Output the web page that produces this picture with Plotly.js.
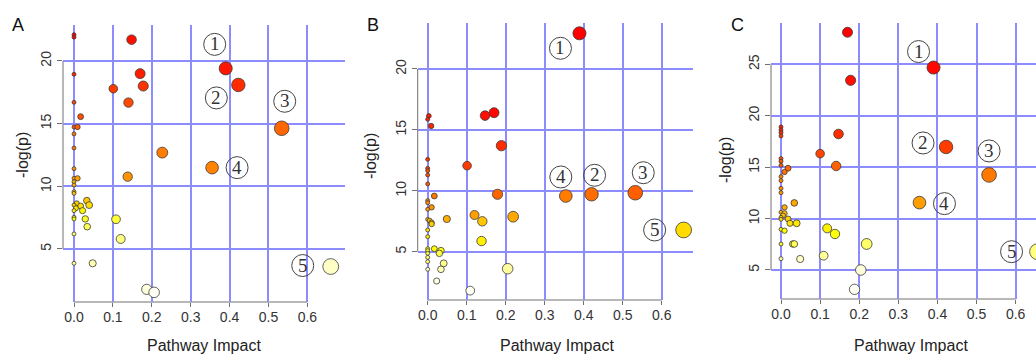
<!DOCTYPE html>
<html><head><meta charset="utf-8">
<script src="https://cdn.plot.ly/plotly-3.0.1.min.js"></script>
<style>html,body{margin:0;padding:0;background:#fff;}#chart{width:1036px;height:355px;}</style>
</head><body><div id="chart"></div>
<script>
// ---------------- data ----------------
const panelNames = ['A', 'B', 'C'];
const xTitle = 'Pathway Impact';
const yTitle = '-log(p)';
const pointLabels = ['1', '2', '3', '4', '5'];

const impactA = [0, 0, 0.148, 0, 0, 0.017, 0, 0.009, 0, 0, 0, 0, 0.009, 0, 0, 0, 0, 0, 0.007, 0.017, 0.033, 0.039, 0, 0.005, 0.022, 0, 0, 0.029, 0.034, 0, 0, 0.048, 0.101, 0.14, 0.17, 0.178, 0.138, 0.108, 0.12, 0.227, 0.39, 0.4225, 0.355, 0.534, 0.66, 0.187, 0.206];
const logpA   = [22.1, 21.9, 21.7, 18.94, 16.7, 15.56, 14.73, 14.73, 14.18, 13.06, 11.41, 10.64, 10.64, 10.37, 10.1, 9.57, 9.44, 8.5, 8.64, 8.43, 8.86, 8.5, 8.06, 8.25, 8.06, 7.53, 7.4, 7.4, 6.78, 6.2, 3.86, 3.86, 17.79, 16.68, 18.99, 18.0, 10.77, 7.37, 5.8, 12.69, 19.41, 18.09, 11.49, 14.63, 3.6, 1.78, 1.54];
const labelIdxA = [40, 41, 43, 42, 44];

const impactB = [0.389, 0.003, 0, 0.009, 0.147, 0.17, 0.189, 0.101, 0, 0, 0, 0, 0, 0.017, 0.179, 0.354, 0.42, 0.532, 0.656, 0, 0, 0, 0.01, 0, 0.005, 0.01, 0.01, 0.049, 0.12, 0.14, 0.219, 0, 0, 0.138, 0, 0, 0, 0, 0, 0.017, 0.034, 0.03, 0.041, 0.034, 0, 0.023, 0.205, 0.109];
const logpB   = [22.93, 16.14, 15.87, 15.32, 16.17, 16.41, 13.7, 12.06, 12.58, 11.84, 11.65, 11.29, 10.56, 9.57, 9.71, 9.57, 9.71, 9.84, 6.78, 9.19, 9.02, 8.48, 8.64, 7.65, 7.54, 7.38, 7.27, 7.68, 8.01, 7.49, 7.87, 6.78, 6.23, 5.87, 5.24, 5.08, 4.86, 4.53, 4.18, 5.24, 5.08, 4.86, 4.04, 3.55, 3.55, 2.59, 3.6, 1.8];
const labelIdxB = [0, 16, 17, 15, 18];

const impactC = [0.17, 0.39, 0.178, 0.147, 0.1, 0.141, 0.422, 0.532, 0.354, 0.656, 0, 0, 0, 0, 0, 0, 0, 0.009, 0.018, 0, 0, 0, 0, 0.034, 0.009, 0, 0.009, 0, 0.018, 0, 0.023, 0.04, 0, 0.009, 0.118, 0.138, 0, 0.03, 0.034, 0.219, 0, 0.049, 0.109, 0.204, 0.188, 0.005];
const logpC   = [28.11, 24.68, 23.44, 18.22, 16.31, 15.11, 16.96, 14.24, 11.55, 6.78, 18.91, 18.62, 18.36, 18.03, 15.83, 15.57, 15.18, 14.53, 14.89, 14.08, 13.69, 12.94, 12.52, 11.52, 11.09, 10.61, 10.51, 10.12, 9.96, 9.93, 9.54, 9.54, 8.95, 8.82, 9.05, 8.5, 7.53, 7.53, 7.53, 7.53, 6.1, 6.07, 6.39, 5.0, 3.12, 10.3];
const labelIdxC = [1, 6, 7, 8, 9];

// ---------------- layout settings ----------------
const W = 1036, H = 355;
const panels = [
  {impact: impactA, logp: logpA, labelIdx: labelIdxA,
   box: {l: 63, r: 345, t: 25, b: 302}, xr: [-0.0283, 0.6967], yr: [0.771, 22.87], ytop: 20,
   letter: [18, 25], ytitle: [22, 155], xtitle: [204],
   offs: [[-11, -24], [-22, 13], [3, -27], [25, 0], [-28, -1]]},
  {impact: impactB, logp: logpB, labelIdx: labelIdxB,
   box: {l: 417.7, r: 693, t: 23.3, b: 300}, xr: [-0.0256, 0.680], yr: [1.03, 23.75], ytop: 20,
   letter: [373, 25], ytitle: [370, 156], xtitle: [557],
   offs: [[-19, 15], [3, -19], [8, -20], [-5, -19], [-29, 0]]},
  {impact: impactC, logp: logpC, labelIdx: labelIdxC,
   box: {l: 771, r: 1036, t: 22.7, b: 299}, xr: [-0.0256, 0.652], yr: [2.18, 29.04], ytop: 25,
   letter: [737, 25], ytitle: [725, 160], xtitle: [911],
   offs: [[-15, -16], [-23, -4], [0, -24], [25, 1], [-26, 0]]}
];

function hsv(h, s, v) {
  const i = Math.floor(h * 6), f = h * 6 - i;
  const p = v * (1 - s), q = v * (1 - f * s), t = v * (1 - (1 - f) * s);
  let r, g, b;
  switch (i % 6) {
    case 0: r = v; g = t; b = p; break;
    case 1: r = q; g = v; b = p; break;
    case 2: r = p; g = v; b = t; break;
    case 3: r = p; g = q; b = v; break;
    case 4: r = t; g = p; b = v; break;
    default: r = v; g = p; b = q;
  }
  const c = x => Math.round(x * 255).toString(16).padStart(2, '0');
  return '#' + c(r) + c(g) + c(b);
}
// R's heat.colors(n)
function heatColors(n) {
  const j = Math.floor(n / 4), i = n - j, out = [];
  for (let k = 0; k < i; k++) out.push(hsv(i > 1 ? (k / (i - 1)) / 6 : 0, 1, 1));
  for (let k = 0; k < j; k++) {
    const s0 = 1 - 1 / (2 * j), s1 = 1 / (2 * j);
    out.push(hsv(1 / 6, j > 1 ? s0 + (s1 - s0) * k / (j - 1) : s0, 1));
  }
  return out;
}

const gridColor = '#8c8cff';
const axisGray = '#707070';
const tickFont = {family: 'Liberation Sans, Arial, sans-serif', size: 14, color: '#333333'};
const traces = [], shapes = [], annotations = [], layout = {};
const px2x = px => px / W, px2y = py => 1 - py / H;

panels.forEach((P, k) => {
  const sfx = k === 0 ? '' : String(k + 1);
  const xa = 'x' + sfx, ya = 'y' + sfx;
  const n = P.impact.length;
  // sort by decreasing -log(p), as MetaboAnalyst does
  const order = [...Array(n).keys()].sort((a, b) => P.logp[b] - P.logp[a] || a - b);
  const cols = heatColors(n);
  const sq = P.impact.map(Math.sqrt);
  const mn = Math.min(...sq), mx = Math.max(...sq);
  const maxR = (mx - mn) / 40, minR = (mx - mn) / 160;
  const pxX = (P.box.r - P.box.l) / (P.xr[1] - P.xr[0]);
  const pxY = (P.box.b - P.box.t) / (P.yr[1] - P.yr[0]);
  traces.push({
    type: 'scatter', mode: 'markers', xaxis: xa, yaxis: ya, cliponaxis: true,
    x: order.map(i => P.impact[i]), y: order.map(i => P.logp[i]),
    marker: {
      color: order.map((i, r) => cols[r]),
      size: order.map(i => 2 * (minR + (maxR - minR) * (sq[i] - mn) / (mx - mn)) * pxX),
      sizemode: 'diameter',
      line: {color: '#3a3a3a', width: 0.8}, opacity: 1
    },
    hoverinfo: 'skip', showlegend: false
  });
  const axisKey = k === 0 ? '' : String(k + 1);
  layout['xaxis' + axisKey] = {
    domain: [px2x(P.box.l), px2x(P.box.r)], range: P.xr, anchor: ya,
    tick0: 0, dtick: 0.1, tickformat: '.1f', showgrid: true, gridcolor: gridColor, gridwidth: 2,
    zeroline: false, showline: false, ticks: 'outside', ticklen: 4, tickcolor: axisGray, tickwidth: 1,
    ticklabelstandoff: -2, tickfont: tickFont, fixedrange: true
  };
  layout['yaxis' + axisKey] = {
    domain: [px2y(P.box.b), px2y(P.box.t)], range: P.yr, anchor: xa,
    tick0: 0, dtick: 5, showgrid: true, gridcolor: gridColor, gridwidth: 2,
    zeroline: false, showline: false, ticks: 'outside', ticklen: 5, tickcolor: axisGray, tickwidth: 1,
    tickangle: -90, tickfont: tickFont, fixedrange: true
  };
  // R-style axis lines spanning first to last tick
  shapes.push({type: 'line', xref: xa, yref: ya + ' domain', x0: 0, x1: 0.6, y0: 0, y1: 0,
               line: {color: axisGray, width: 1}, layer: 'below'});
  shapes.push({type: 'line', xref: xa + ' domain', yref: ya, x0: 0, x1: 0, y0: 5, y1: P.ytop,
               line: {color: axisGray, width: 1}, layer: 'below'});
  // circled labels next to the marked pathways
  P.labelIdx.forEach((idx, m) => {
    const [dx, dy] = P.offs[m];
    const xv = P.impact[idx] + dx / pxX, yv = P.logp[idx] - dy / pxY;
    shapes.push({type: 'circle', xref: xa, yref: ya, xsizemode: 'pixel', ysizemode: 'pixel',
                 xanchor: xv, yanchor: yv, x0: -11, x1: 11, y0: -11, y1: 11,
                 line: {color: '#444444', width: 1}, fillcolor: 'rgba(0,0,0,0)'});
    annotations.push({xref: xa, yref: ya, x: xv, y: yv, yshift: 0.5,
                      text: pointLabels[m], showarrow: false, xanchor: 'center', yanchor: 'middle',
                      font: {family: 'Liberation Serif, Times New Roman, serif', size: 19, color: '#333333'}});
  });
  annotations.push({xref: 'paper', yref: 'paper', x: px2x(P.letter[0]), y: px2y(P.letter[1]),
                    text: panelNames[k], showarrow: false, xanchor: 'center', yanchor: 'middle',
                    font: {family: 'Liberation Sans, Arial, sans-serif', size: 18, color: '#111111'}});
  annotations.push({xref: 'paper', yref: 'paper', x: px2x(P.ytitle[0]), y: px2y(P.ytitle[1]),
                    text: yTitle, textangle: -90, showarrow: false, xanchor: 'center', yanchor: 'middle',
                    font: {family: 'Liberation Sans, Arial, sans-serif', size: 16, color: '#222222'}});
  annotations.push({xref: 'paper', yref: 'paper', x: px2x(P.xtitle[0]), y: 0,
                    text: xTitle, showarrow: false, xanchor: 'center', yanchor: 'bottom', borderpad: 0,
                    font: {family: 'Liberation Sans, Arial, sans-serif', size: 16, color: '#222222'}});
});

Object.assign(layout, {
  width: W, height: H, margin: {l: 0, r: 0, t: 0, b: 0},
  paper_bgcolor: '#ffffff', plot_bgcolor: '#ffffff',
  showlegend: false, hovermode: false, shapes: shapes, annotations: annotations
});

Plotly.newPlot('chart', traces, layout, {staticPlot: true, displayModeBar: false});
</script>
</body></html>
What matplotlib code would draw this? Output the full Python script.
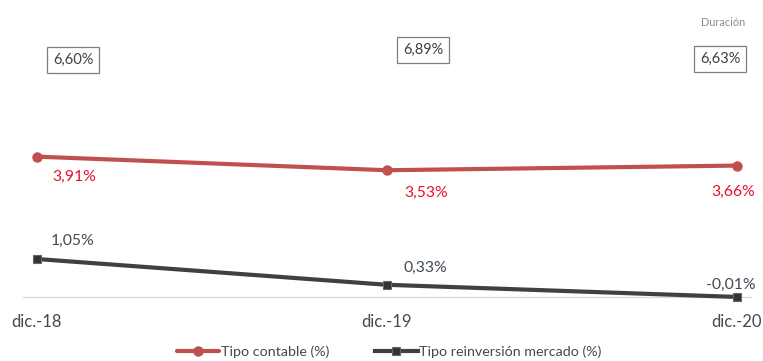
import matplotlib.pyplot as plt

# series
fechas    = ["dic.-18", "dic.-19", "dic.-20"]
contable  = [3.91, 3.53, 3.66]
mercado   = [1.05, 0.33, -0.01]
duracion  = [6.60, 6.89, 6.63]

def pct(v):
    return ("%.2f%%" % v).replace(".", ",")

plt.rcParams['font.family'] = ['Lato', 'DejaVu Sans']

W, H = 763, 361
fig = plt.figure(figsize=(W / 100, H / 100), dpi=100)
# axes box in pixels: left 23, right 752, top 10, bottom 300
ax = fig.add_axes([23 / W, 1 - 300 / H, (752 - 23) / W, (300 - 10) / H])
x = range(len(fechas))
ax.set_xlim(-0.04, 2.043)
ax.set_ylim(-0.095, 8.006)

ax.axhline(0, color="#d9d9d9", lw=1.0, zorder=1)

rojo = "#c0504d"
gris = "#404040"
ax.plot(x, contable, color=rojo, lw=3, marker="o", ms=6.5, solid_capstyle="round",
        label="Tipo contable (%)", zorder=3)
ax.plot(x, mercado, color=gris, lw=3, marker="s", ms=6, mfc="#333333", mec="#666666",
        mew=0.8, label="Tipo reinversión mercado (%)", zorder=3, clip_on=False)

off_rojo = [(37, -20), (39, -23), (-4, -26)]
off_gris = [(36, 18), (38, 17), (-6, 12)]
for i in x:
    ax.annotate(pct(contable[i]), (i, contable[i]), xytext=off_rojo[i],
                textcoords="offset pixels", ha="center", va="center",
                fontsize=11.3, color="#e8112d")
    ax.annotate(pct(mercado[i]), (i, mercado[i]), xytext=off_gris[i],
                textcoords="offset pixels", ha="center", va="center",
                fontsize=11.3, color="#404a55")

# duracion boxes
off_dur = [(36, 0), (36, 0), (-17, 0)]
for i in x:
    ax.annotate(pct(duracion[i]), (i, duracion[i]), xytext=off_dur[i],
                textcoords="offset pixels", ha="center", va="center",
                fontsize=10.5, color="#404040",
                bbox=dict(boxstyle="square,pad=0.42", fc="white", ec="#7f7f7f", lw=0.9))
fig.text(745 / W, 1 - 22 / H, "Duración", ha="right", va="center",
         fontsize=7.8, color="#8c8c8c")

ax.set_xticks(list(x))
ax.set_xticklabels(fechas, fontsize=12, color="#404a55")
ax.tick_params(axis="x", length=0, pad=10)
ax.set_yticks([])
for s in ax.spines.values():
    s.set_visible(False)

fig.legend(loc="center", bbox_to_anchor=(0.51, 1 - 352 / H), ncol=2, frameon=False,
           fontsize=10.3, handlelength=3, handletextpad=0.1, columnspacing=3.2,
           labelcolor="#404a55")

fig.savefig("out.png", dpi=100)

+ + + + +

EXERCISE:
Quote only what lies between the first line of the records and the line containing "const pointLabels = ['1', '2', '3', '4', '5'];", please, including both lines and excluding images.

RESULT FOR THIS EXERCISE:
Output the web page that produces this picture with Plotly.js.
<!DOCTYPE html>
<html><head><meta charset="utf-8">
<script src="https://cdn.plot.ly/plotly-3.0.1.min.js"></script>
<style>html,body{margin:0;padding:0;background:#fff;}#chart{width:1036px;height:355px;}</style>
</head><body><div id="chart"></div>
<script>
// ---------------- data ----------------
const panelNames = ['A', 'B', 'C'];
const xTitle = 'Pathway Impact';
const yTitle = '-log(p)';
const pointLabels = ['1', '2', '3', '4', '5'];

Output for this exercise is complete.